§ **RAW DATA**
※ ※ ※

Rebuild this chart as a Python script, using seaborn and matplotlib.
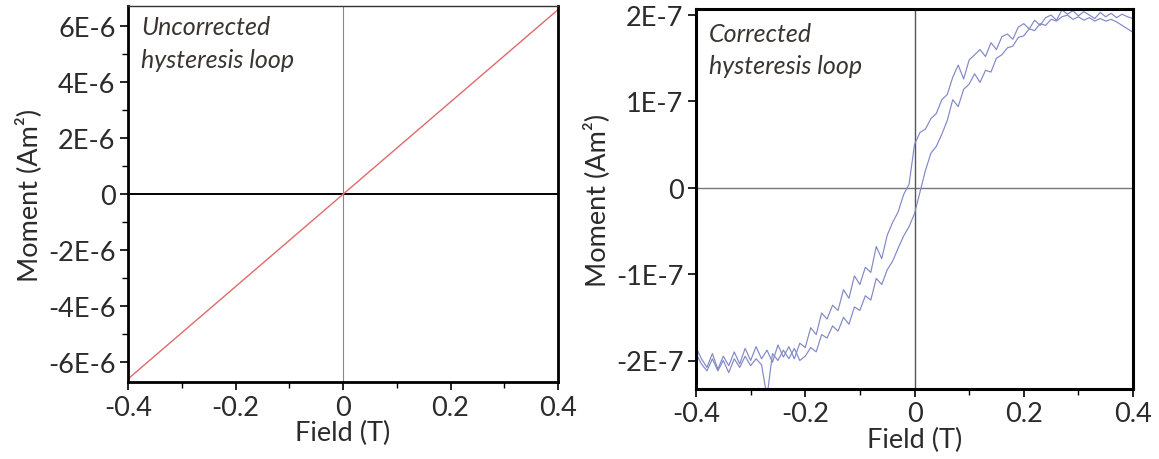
import numpy as np
import pandas as pd
import matplotlib
matplotlib.use("Agg")
import matplotlib.pyplot as plt
import seaborn as sns

# ---------------- data ----------------
# Uncorrected loop (linear, paramagnetic-dominated)
unc_field = [-0.4, -0.2, 0.0, 0.2, 0.4]
unc_moment = [-6.6e-6, -3.3e-6, 0.0, 3.3e-6, 6.6e-6]

# Corrected loop: field sweep positions (T)
cor_field = [round(-0.40 + 0.01 * i, 2) for i in range(81)]
# descending branch (+0.4 -> -0.4), values in units of 1E-7 Am^2, listed from -0.4 to 0.4
desc_moment_e7 = [
    -1.85, -1.98, -2.08, -1.92, -2.10, -1.95, -2.06, -1.90, -2.04, -1.86,
    -2.00, -1.84, -1.98, -1.88, -2.02, -1.82, -1.96, -1.84, -1.98, -1.80,
    -1.85, -1.62, -1.70, -1.45, -1.52, -1.36, -1.42, -1.18, -1.28, -1.02,
    -1.12, -0.92, -0.98, -0.68, -0.82, -0.55, -0.40, -0.28, -0.08, 0.04,
    0.50, 0.64, 0.68, 0.80, 0.86, 1.02, 1.08, 1.28, 1.42, 1.26,
    1.48, 1.54, 1.60, 1.52, 1.68, 1.60, 1.75, 1.78, 1.72, 1.86,
    1.90, 1.84, 1.94, 1.88, 1.97, 2.00, 1.94, 2.06, 2.01, 2.05,
    1.99, 2.04, 2.00, 1.96, 2.03, 1.98, 2.02, 1.97, 2.01, 1.98,
    1.96,
]
# ascending branch (-0.4 -> +0.4)
asc_moment_e7 = [
    -1.92, -2.04, -2.12, -1.98, -2.12, -2.00, -2.14, -1.98, -2.08, -1.95,
    -2.06, -1.98, -2.05, -2.42, -1.92, -2.00, -1.88, -1.98, -1.86, -2.00,
    -1.95, -1.85, -1.90, -1.70, -1.74, -1.60, -1.66, -1.50, -1.58, -1.38,
    -1.42, -1.25, -1.30, -1.05, -1.12, -0.95, -0.85, -0.70, -0.56, -0.45,
    -0.30, -0.05, 0.20, 0.40, 0.48, 0.62, 0.78, 1.02, 0.94, 1.14,
    1.20, 1.32, 1.22, 1.36, 1.34, 1.50, 1.54, 1.62, 1.64, 1.74,
    1.76, 1.84, 1.82, 1.90, 1.88, 1.95, 1.93, 1.98, 2.00, 1.95,
    1.98, 1.94, 1.97, 1.93, 1.96, 1.93, 1.95, 1.92, 1.88, 1.84,
    1.80,
]

left_yticks = [-6e-6, -4e-6, -2e-6, 0, 2e-6, 4e-6, 6e-6]
left_yticklabels = ["-6E-6", "-4E-6", "-2E-6", "0", "2E-6", "4E-6", "6E-6"]
right_yticks = [-2e-7, -1e-7, 0, 1e-7, 2e-7]
right_yticklabels = ["-2E-7", "-1E-7", "0", "1E-7", "2E-7"]
xticks = [-0.4, -0.2, 0.0, 0.2, 0.4]
xticklabels = ["-0.4", "-0.2", "0", "0.2", "0.4"]

# ---------------- style ----------------
sns.set_style("white")
plt.rcParams["font.family"] = ["Lato", "DejaVu Sans"]
FS = 19.5
TXT = "#2b2b2b"

fig = plt.figure(figsize=(11.59, 4.60), dpi=100)
axL = fig.add_axes([128 / 1159, (460 - 383.3) / 460, 430 / 1159, 376 / 460])
axR = fig.add_axes([696 / 1159, (460 - 390) / 460, 437 / 1159, 380 / 460])

# ---------- left panel ----------
dfL = pd.DataFrame({"field": unc_field, "moment": unc_moment})
sns.lineplot(data=dfL, x="field", y="moment", ax=axL, color="#e06a6a", lw=1.0, sort=False)
axL.axhline(0, color="black", lw=1.4, zorder=1)
axL.axvline(0, color="#888888", lw=0.8, zorder=1)
axL.set_xlim(-0.4, 0.4)
axL.set_ylim(-6.72e-6, 6.72e-6)
axL.set_yticks(left_yticks)
axL.set_yticklabels(left_yticklabels)
axL.set_yticks(np.arange(-5e-6, 6e-6, 2e-6), minor=True)
axL.set_xticks(xticks)
axL.set_xticklabels(xticklabels)
axL.set_xticks([-0.3, -0.1, 0.1, 0.3], minor=True)
for s in ["left", "bottom", "right"]:
    axL.spines[s].set_linewidth(2.0)
    axL.spines[s].set_color("black")
axL.spines["top"].set_linewidth(1.0)
axL.spines["top"].set_color("#333333")
axL.text(0.03, 0.978, "Uncorrected\nhysteresis loop", transform=axL.transAxes,
         ha="left", va="top", fontsize=18, style="italic", color="#3a3530",
         linespacing=1.55)

# ---------- right panel ----------
n = len(cor_field)
dfR = pd.DataFrame({
    "field": cor_field[::-1] + cor_field,
    "moment": [v * 1e-7 for v in desc_moment_e7[::-1]] + [v * 1e-7 for v in asc_moment_e7],
    "branch": ["desc"] * n + ["asc"] * n,
})
sns.lineplot(data=dfR, x="field", y="moment", units="branch", estimator=None,
             ax=axR, color="#8088c8", lw=0.85, sort=False)
axR.axhline(0, color="#777777", lw=1.0, zorder=1)
axR.axvline(0, color="#555555", lw=1.0, zorder=1)
axR.set_xlim(-0.4, 0.4)
axR.set_ylim(-2.33e-7, 2.07e-7)
axR.set_yticks(right_yticks)
axR.set_yticklabels(right_yticklabels)
axR.set_xticks(xticks)
axR.set_xticklabels(xticklabels)
axR.set_xticks([-0.3, -0.1, 0.1, 0.3], minor=True)
for s in ["left", "bottom", "right", "top"]:
    axR.spines[s].set_linewidth(2.2)
    axR.spines[s].set_color("black")
axR.text(0.03, 0.965, "Corrected\nhysteresis loop", transform=axR.transAxes,
         ha="left", va="top", fontsize=18, style="italic", color="#3a3530",
         linespacing=1.45)

for ax in (axL, axR):
    ax.set_xlabel("Field (T)", fontsize=FS, color=TXT, labelpad=0)
    ax.set_ylabel("Moment (Am²)", fontsize=FS, color=TXT, labelpad=4)
    ax.tick_params(axis="both", which="major", direction="out", length=6, width=1.2,
                   labelsize=FS, colors="black", labelcolor=TXT, pad=3,
                   left=True, bottom=True)
    ax.tick_params(axis="both", which="minor", direction="out", length=4, width=1.0,
                   colors="black", left=True, bottom=True)

fig.savefig("out.png", dpi=100, facecolor="white")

※ ※ ※

Transcribe the opening line of the listing above, please, and every line after it through the line with "unc_moment = [-6.6e-6, -3.3e-6, 0.0, 3.3e-6, 6.6e-6]", word for word, without pictures.

Rebuild this chart as a Python script, using seaborn and matplotlib.
import numpy as np
import pandas as pd
import matplotlib
matplotlib.use("Agg")
import matplotlib.pyplot as plt
import seaborn as sns

# ---------------- data ----------------
# Uncorrected loop (linear, paramagnetic-dominated)
unc_field = [-0.4, -0.2, 0.0, 0.2, 0.4]
unc_moment = [-6.6e-6, -3.3e-6, 0.0, 3.3e-6, 6.6e-6]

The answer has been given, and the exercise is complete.